2.4 Smoothing Term and Optimization

The similarity measure describes how well pixels or patches match. Due to repeating patterns, low textured surfaces, or noise, the measure is ambiguous. If the disparity is chosen based on similarity values alone, noisy disparity maps will be the result. That problem can be addressed by introducing a smoothing term. It encourages neighbouring pixels to have similar disparity values.

Mathematically, the problem is formulated as an energy minimization problem (Szeliski 2011)

$$\begin{aligned} E(l) = E_{\text {data}}(l) + E_{\text {smooth}}(l) \,. \end{aligned}$$

(1)

l is the set of disparity values, and $E_{\text {smooth}}$ is an energy that measures the negative smoothness of the disparity image. $E_{\text {data}}$ describes how well l fits the data. $E_{\text {data}}$ is composed by the sum of the dissimilarity measure $D_{\mathbf {p}}(l_{\mathbf {p}})$ of all pixels P, where $l_{\mathbf {p}}$ is the disparity of the pixel ${\mathbf {p}}$:

$$\begin{aligned} E_{\text {data}}(l) = \sum _{{\mathbf {p}} \varepsilon P}D_{\mathbf {p}}(l_{\mathbf {p}}). \end{aligned}$$

(2)

The smoothing term is defined by

$$\begin{aligned} E_{\text {smooth}}(l) = \sum _{{\mathbf {p}} \varepsilon P}\left( \sum _{{\mathbf {q}} \varepsilon N_{\mathbf {p}}}f \left( l_{\mathbf {p}},l_{\mathbf {q}} \right) \right) . \end{aligned}$$

(3)

$N_{\mathbf {p}}$ is a neighbourhood of the pixel of interest ${\mathbf {p}}$. $f\left( l_{\mathbf {p}},l_{\mathbf {q}} \right)$ defines a penalty for differing disparites of neighbouring pixels.
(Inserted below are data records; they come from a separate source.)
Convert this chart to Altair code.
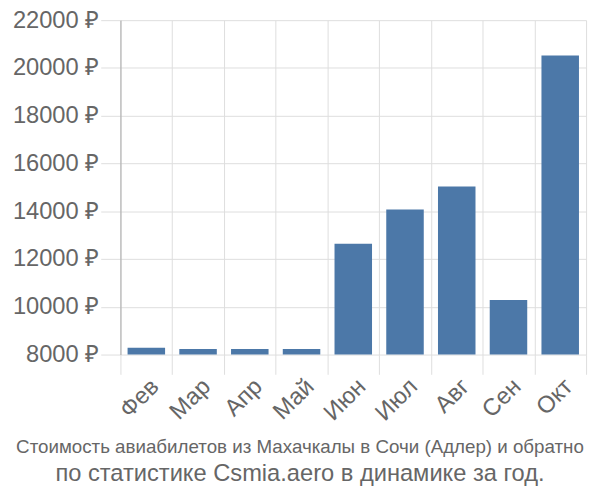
import altair as alt
import pandas as pd

months = ["Фев", "Мар", "Апр", "Май", "Июн", "Июл", "Авг", "Сен", "Окт"]
prices = [8290, 8230, 8230, 8230, 12640, 14070, 15040, 10280, 20520]
base_value = 8000

df = pd.DataFrame({"month": months, "price": prices})

chart = alt.Chart(df).mark_bar(
    width=alt.RelativeBandSize(0.725), color="#4c78a8"
).encode(
    x=alt.X("month:N", sort=months, title=None,
            scale=alt.Scale(paddingInner=0, paddingOuter=0),
            axis=alt.Axis(tickBand="extent", labelAngle=-45, labelFontSize=24,
                          labelColor="#666666", labelFont="Liberation Sans",
                          tickSize=20, tickColor="#dddddd", gridColor="#dddddd",
                          domain=False, grid=True, labelPadding=0)),
    y=alt.Y("price:Q", title=None,
            scale=alt.Scale(domain=[8000, 22000], zero=False, nice=False),
            axis=alt.Axis(values=list(range(8000, 22001, 2000)),
                          labelExpr="datum.value + ' ₽'",
                          labelFontSize=24, labelColor="#666666",
                          labelFont="Liberation Sans",
                          tickSize=20, tickColor="#dddddd", gridColor="#dddddd",
                          domainColor="#aaaaaa", labelPadding=2)),
    y2=alt.datum(base_value),
).properties(
    width=472, height=339,
    padding={"left": 114, "top": 9, "right": 6, "bottom": 136},
    autosize=alt.AutoSizeParams(type="none"),
    title=alt.TitleParams(
        text="Стоимость авиабилетов из Махачкалы в Сочи (Адлер) и обратно",
        subtitle="по статистике Csmia.aero в динамике за год.",
        orient="bottom", anchor="middle", font="Liberation Sans",
        fontSize=19, fontWeight="normal", color="#666666",
        subtitleFont="Liberation Sans", subtitleFontSize=24,
        subtitleColor="#666666", offset=13, subtitlePadding=6, dx=-54,
    ),
).configure_view(stroke=None)

chart.save("out.html", embed_options={"renderer": "svg", "actions": False})
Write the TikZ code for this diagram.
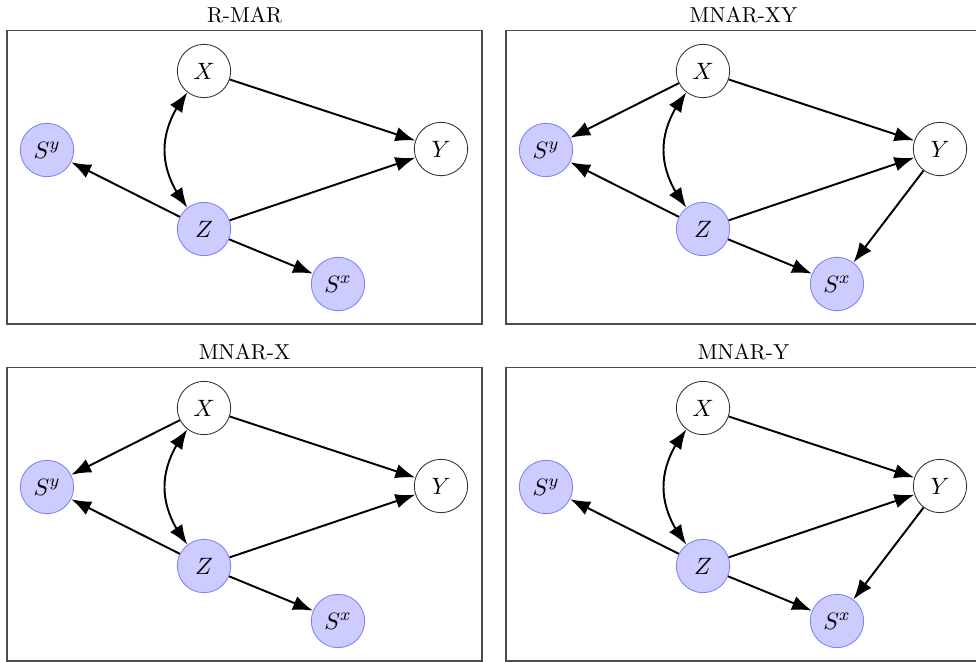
\documentclass[tikz,border=0pt]{standalone}
\usetikzlibrary{arrows.meta,bending}
\begin{document}
\begin{tikzpicture}[x=0.463pt,y=-0.463pt,
  lbl/.style={font=\fontsize{11}{13}\selectfont},
  obs/.style={lbl,circle,draw=black!80,line width=0.4pt,fill=white,minimum size=24.7pt,inner sep=0pt},
  sel/.style={lbl,circle,draw=blue!50,line width=0.4pt,fill=blue!20,minimum size=24.7pt,inner sep=0pt},
  edge/.style={-{Latex[length=9.2pt,width=6.8pt]},line width=0.9pt},
  dbl/.style={{Latex[length=9.2pt,width=6.8pt]}-{Latex[length=9.2pt,width=6.8pt]},line width=0.9pt},
  curv/.style={bend right=38,looseness=1.1},
  frame/.style={draw=black!70,line width=0.7pt},
  ttl/.style={anchor=base,font=\normalsize}]
\useasboundingbox (0,0) rectangle (976,662);
% Panel A: R-MAR
\begin{scope}[shift={(0,0)}]
  \draw[frame] (7,30.5) rectangle (482,324);
  \node[ttl] (aT) at (244.5,22.3) {R-MAR};
  \node[obs] (aX) at (204,71) {$X$};
  \node[obs] (aY) at (441,149) {$Y$};
  \node[sel] (aSy) at (47,150) {$S^y$};
  \node[sel] (aZ) at (204,229) {$Z$};
  \node[sel] (aSx) at (338,284) {$S^x$};
  \draw[edge] (aX) -- (aY);
  \draw[edge] (aZ) -- (aY);
  \draw[edge] (aZ) -- (aSy);
  \draw[edge] (aZ) -- (aSx);
  \draw[dbl] (aX) to[curv] (aZ);
\end{scope}
% Panel B: MNAR-XY
\begin{scope}[shift={(499,0)}]
  \draw[frame] (7,30.5) rectangle (482,324);
  \node[ttl] (bT) at (244.5,22.3) {MNAR-XY};
  \node[obs] (bX) at (204,71) {$X$};
  \node[obs] (bY) at (441,149) {$Y$};
  \node[sel] (bSy) at (47,150) {$S^y$};
  \node[sel] (bZ) at (204,229) {$Z$};
  \node[sel] (bSx) at (338,284) {$S^x$};
  \draw[edge] (bX) -- (bY);
  \draw[edge] (bZ) -- (bY);
  \draw[edge] (bX) -- (bSy);
  \draw[edge] (bZ) -- (bSy);
  \draw[edge] (bZ) -- (bSx);
  \draw[edge] (bY) -- (bSx);
  \draw[dbl] (bX) to[curv] (bZ);
\end{scope}
% Panel C: MNAR-X
\begin{scope}[shift={(0,337)}]
  \draw[frame] (7,30.5) rectangle (482,324);
  \node[ttl] (cT) at (244.5,22.3) {MNAR-X};
  \node[obs] (cX) at (204,71) {$X$};
  \node[obs] (cY) at (441,149) {$Y$};
  \node[sel] (cSy) at (47,150) {$S^y$};
  \node[sel] (cZ) at (204,229) {$Z$};
  \node[sel] (cSx) at (338,284) {$S^x$};
  \draw[edge] (cX) -- (cY);
  \draw[edge] (cZ) -- (cY);
  \draw[edge] (cX) -- (cSy);
  \draw[edge] (cZ) -- (cSy);
  \draw[edge] (cZ) -- (cSx);
  \draw[dbl] (cX) to[curv] (cZ);
\end{scope}
% Panel D: MNAR-Y
\begin{scope}[shift={(499,337)}]
  \draw[frame] (7,30.5) rectangle (482,324);
  \node[ttl] (dT) at (244.5,22.3) {MNAR-Y};
  \node[obs] (dX) at (204,71) {$X$};
  \node[obs] (dY) at (441,149) {$Y$};
  \node[sel] (dSy) at (47,150) {$S^y$};
  \node[sel] (dZ) at (204,229) {$Z$};
  \node[sel] (dSx) at (338,284) {$S^x$};
  \draw[edge] (dX) -- (dY);
  \draw[edge] (dZ) -- (dY);
  \draw[edge] (dZ) -- (dSy);
  \draw[edge] (dZ) -- (dSx);
  \draw[edge] (dY) -- (dSx);
  \draw[dbl] (dX) to[curv] (dZ);
\end{scope}
\end{tikzpicture}
\end{document}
Because all pixels indirectly interact with each other, a global optimization problem is defined.

For solving such problems different global optimization methods exist (Szeliski et al. 2008). Some important ones are based on minimization via graph cuts (Boykov et al. 2001). Another popular algorithm is semi-global matching (SGM)(Hirschmüller 2008). The former express the problem as a Markov random field (MRF) and search for a global optimum. The latter accumulates and minimizes costs in various search paths across the disparity image. It is therefore an approximation method for optimizing an MRF. Semi-global matching has the benefit of being easy to implement and parallelize, achieving comparable performance to the former method. For that reason, SGM is used in this paper.

3 Method

The proposed method uses a plane-sweep approach, as this solves the difficulties listed in Sect. 2.1:

1.
The images do not need to be rectified.
2.
With a sweeping direction orthogonal to the road surface, the volume that has to be searched can be limited to a few centimeters above and below the mean road surface. The reduction of the search space is a key aspect of the proposed algorithm because it reduces the ambiguity when matching pixels between the left and right images.
3.
Assuming that compared image patches lie on one of the plane hypotheses, the similarity measure is calculated on correctly transformed patches. That is because the image from one camera is transformed into the space of the other camera.
4.
A smoothing term that penalizes jumps in disparity can easily be adjusted to penalize jumps in elevation.

It is assumed that the intrinsic camera parameters and the relative orientation and translation of both individual cameras of the stereo setup are known, and that possible lens distortions have been removed from the images.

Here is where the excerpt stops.